→ **DATA SHOWN**:
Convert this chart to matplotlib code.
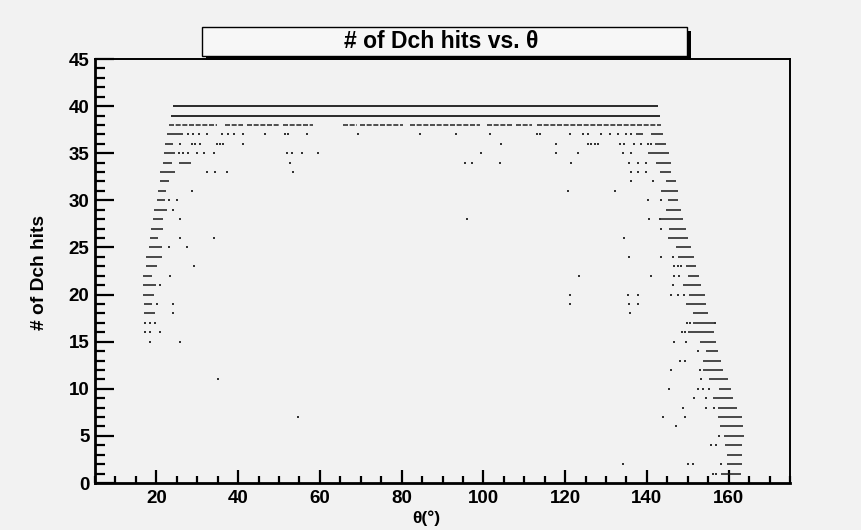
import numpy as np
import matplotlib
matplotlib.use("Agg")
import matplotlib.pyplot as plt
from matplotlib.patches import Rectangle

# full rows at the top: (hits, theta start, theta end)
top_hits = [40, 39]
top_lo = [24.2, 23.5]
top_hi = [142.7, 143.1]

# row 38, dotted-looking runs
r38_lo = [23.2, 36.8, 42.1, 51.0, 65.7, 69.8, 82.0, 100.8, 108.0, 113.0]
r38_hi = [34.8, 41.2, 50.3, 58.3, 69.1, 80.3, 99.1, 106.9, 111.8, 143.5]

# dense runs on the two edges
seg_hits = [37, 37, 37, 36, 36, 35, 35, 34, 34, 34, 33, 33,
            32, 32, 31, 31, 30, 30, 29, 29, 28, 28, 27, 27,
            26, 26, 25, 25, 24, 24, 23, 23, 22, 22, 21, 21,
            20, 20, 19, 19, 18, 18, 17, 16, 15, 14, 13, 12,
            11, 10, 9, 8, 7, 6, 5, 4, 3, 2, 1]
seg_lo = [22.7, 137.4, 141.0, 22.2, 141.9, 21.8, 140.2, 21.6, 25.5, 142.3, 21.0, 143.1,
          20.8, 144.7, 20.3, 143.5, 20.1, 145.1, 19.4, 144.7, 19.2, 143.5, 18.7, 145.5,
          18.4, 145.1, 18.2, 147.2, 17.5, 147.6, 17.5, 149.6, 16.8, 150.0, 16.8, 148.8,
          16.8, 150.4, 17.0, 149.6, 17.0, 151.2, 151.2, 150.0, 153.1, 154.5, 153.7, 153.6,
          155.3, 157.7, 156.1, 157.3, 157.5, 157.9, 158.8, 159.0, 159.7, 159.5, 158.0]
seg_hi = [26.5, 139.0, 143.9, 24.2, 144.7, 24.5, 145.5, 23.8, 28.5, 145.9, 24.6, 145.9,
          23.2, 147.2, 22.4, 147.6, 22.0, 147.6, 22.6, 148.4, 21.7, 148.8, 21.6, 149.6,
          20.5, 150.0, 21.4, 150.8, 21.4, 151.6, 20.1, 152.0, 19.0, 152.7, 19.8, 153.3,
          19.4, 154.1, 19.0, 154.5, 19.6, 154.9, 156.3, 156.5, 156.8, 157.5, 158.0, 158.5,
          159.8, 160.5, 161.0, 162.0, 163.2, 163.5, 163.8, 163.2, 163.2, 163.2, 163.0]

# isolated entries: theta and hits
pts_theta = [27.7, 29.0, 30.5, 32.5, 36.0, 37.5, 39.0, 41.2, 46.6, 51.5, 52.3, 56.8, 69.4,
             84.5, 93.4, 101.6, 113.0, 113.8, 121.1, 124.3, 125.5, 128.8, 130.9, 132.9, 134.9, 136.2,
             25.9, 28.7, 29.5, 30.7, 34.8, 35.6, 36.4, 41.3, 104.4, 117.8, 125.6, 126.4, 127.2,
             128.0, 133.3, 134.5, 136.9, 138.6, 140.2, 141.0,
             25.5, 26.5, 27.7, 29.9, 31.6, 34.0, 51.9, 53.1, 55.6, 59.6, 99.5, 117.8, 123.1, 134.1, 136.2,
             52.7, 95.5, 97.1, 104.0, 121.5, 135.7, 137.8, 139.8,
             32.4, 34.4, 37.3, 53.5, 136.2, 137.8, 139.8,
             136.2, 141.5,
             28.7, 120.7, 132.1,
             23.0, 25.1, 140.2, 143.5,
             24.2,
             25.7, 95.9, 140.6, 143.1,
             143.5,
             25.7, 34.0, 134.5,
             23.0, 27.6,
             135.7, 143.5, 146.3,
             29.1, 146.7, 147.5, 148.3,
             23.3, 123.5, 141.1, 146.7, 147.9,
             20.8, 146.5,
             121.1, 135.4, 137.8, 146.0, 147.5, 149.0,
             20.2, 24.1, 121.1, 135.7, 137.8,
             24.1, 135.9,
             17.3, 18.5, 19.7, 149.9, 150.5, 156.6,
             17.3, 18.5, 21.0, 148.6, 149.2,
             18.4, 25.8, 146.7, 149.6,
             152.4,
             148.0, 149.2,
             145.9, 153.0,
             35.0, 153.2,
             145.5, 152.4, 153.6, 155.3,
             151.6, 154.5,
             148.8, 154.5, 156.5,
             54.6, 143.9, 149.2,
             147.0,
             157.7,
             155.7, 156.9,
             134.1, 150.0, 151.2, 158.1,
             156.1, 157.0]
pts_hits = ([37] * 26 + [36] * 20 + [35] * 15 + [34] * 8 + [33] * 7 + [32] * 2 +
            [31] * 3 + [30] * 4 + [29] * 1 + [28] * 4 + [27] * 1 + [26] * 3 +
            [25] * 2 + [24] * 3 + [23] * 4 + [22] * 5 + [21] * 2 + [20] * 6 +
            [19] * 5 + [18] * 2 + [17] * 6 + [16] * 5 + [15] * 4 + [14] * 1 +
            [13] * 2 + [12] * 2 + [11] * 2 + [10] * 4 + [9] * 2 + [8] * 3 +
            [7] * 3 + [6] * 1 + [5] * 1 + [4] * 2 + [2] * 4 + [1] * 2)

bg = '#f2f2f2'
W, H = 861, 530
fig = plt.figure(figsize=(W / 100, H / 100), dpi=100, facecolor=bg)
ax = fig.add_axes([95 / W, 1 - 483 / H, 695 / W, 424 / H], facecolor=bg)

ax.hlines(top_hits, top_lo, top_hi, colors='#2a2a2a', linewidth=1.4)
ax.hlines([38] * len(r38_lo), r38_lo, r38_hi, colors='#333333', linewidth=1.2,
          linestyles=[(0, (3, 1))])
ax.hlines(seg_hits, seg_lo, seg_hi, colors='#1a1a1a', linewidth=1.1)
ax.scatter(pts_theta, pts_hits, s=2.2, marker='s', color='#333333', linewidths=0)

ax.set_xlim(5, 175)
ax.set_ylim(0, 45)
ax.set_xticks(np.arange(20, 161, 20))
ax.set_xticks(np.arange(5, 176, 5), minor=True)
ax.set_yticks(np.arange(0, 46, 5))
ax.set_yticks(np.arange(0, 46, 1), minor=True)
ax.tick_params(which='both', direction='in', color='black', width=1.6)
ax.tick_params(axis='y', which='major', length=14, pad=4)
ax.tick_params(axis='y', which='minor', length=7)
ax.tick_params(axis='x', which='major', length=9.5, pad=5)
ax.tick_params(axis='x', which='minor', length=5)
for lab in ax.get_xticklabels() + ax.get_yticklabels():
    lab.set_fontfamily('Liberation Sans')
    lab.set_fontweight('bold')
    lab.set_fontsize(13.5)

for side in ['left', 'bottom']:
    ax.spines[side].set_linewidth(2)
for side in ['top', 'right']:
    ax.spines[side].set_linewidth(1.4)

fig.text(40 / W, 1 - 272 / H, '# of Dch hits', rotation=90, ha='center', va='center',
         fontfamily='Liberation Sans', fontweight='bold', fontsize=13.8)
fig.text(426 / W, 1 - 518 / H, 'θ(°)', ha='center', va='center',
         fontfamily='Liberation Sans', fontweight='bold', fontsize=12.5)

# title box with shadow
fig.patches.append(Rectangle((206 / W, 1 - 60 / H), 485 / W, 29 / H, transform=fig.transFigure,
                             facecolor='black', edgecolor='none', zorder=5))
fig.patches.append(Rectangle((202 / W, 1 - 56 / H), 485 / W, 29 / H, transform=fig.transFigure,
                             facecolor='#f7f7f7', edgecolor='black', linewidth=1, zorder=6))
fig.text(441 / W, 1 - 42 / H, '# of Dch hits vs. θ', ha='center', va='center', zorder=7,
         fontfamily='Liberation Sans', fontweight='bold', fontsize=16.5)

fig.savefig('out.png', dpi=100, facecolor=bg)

→ **PROBLEM DETAILS**:
Omit the pictures and give the material again, exactly and in full.

→ **TASK RESPONSE**:
Convert this chart to matplotlib code.
import numpy as np
import matplotlib
matplotlib.use("Agg")
import matplotlib.pyplot as plt
from matplotlib.patches import Rectangle

# full rows at the top: (hits, theta start, theta end)
top_hits = [40, 39]
top_lo = [24.2, 23.5]
top_hi = [142.7, 143.1]

# row 38, dotted-looking runs
r38_lo = [23.2, 36.8, 42.1, 51.0, 65.7, 69.8, 82.0, 100.8, 108.0, 113.0]
r38_hi = [34.8, 41.2, 50.3, 58.3, 69.1, 80.3, 99.1, 106.9, 111.8, 143.5]

# dense runs on the two edges
seg_hits = [37, 37, 37, 36, 36, 35, 35, 34, 34, 34, 33, 33,
            32, 32, 31, 31, 30, 30, 29, 29, 28, 28, 27, 27,
            26, 26, 25, 25, 24, 24, 23, 23, 22, 22, 21, 21,
            20, 20, 19, 19, 18, 18, 17, 16, 15, 14, 13, 12,
            11, 10, 9, 8, 7, 6, 5, 4, 3, 2, 1]
seg_lo = [22.7, 137.4, 141.0, 22.2, 141.9, 21.8, 140.2, 21.6, 25.5, 142.3, 21.0, 143.1,
          20.8, 144.7, 20.3, 143.5, 20.1, 145.1, 19.4, 144.7, 19.2, 143.5, 18.7, 145.5,
          18.4, 145.1, 18.2, 147.2, 17.5, 147.6, 17.5, 149.6, 16.8, 150.0, 16.8, 148.8,
          16.8, 150.4, 17.0, 149.6, 17.0, 151.2, 151.2, 150.0, 153.1, 154.5, 153.7, 153.6,
          155.3, 157.7, 156.1, 157.3, 157.5, 157.9, 158.8, 159.0, 159.7, 159.5, 158.0]
seg_hi = [26.5, 139.0, 143.9, 24.2, 144.7, 24.5, 145.5, 23.8, 28.5, 145.9, 24.6, 145.9,
          23.2, 147.2, 22.4, 147.6, 22.0, 147.6, 22.6, 148.4, 21.7, 148.8, 21.6, 149.6,
          20.5, 150.0, 21.4, 150.8, 21.4, 151.6, 20.1, 152.0, 19.0, 152.7, 19.8, 153.3,
          19.4, 154.1, 19.0, 154.5, 19.6, 154.9, 156.3, 156.5, 156.8, 157.5, 158.0, 158.5,
          159.8, 160.5, 161.0, 162.0, 163.2, 163.5, 163.8, 163.2, 163.2, 163.2, 163.0]

# isolated entries: theta and hits
pts_theta = [27.7, 29.0, 30.5, 32.5, 36.0, 37.5, 39.0, 41.2, 46.6, 51.5, 52.3, 56.8, 69.4,
             84.5, 93.4, 101.6, 113.0, 113.8, 121.1, 124.3, 125.5, 128.8, 130.9, 132.9, 134.9, 136.2,
             25.9, 28.7, 29.5, 30.7, 34.8, 35.6, 36.4, 41.3, 104.4, 117.8, 125.6, 126.4, 127.2,
             128.0, 133.3, 134.5, 136.9, 138.6, 140.2, 141.0,
             25.5, 26.5, 27.7, 29.9, 31.6, 34.0, 51.9, 53.1, 55.6, 59.6, 99.5, 117.8, 123.1, 134.1, 136.2,
             52.7, 95.5, 97.1, 104.0, 121.5, 135.7, 137.8, 139.8,
             32.4, 34.4, 37.3, 53.5, 136.2, 137.8, 139.8,
             136.2, 141.5,
             28.7, 120.7, 132.1,
             23.0, 25.1, 140.2, 143.5,
             24.2,
             25.7, 95.9, 140.6, 143.1,
             143.5,
             25.7, 34.0, 134.5,
             23.0, 27.6,
             135.7, 143.5, 146.3,
             29.1, 146.7, 147.5, 148.3,
             23.3, 123.5, 141.1, 146.7, 147.9,
             20.8, 146.5,
             121.1, 135.4, 137.8, 146.0, 147.5, 149.0,
             20.2, 24.1, 121.1, 135.7, 137.8,
             24.1, 135.9,
             17.3, 18.5, 19.7, 149.9, 150.5, 156.6,
             17.3, 18.5, 21.0, 148.6, 149.2,
             18.4, 25.8, 146.7, 149.6,
             152.4,
             148.0, 149.2,
             145.9, 153.0,
             35.0, 153.2,
             145.5, 152.4, 153.6, 155.3,
             151.6, 154.5,
             148.8, 154.5, 156.5,
             54.6, 143.9, 149.2,
             147.0,
             157.7,
             155.7, 156.9,
             134.1, 150.0, 151.2, 158.1,
             156.1, 157.0]
pts_hits = ([37] * 26 + [36] * 20 + [35] * 15 + [34] * 8 + [33] * 7 + [32] * 2 +
            [31] * 3 + [30] * 4 + [29] * 1 + [28] * 4 + [27] * 1 + [26] * 3 +
            [25] * 2 + [24] * 3 + [23] * 4 + [22] * 5 + [21] * 2 + [20] * 6 +
            [19] * 5 + [18] * 2 + [17] * 6 + [16] * 5 + [15] * 4 + [14] * 1 +
            [13] * 2 + [12] * 2 + [11] * 2 + [10] * 4 + [9] * 2 + [8] * 3 +
            [7] * 3 + [6] * 1 + [5] * 1 + [4] * 2 + [2] * 4 + [1] * 2)

bg = '#f2f2f2'
W, H = 861, 530
fig = plt.figure(figsize=(W / 100, H / 100), dpi=100, facecolor=bg)
ax = fig.add_axes([95 / W, 1 - 483 / H, 695 / W, 424 / H], facecolor=bg)

ax.hlines(top_hits, top_lo, top_hi, colors='#2a2a2a', linewidth=1.4)
ax.hlines([38] * len(r38_lo), r38_lo, r38_hi, colors='#333333', linewidth=1.2,
          linestyles=[(0, (3, 1))])
ax.hlines(seg_hits, seg_lo, seg_hi, colors='#1a1a1a', linewidth=1.1)
ax.scatter(pts_theta, pts_hits, s=2.2, marker='s', color='#333333', linewidths=0)

ax.set_xlim(5, 175)
ax.set_ylim(0, 45)
ax.set_xticks(np.arange(20, 161, 20))
ax.set_xticks(np.arange(5, 176, 5), minor=True)
ax.set_yticks(np.arange(0, 46, 5))
ax.set_yticks(np.arange(0, 46, 1), minor=True)
ax.tick_params(which='both', direction='in', color='black', width=1.6)
ax.tick_params(axis='y', which='major', length=14, pad=4)
ax.tick_params(axis='y', which='minor', length=7)
ax.tick_params(axis='x', which='major', length=9.5, pad=5)
ax.tick_params(axis='x', which='minor', length=5)
for lab in ax.get_xticklabels() + ax.get_yticklabels():
    lab.set_fontfamily('Liberation Sans')
    lab.set_fontweight('bold')
    lab.set_fontsize(13.5)

for side in ['left', 'bottom']:
    ax.spines[side].set_linewidth(2)
for side in ['top', 'right']:
    ax.spines[side].set_linewidth(1.4)

fig.text(40 / W, 1 - 272 / H, '# of Dch hits', rotation=90, ha='center', va='center',
         fontfamily='Liberation Sans', fontweight='bold', fontsize=13.8)
fig.text(426 / W, 1 - 518 / H, 'θ(°)', ha='center', va='center',
         fontfamily='Liberation Sans', fontweight='bold', fontsize=12.5)

# title box with shadow
fig.patches.append(Rectangle((206 / W, 1 - 60 / H), 485 / W, 29 / H, transform=fig.transFigure,
                             facecolor='black', edgecolor='none', zorder=5))
fig.patches.append(Rectangle((202 / W, 1 - 56 / H), 485 / W, 29 / H, transform=fig.transFigure,
                             facecolor='#f7f7f7', edgecolor='black', linewidth=1, zorder=6))
fig.text(441 / W, 1 - 42 / H, '# of Dch hits vs. θ', ha='center', va='center', zorder=7,
         fontfamily='Liberation Sans', fontweight='bold', fontsize=16.5)

fig.savefig('out.png', dpi=100, facecolor=bg)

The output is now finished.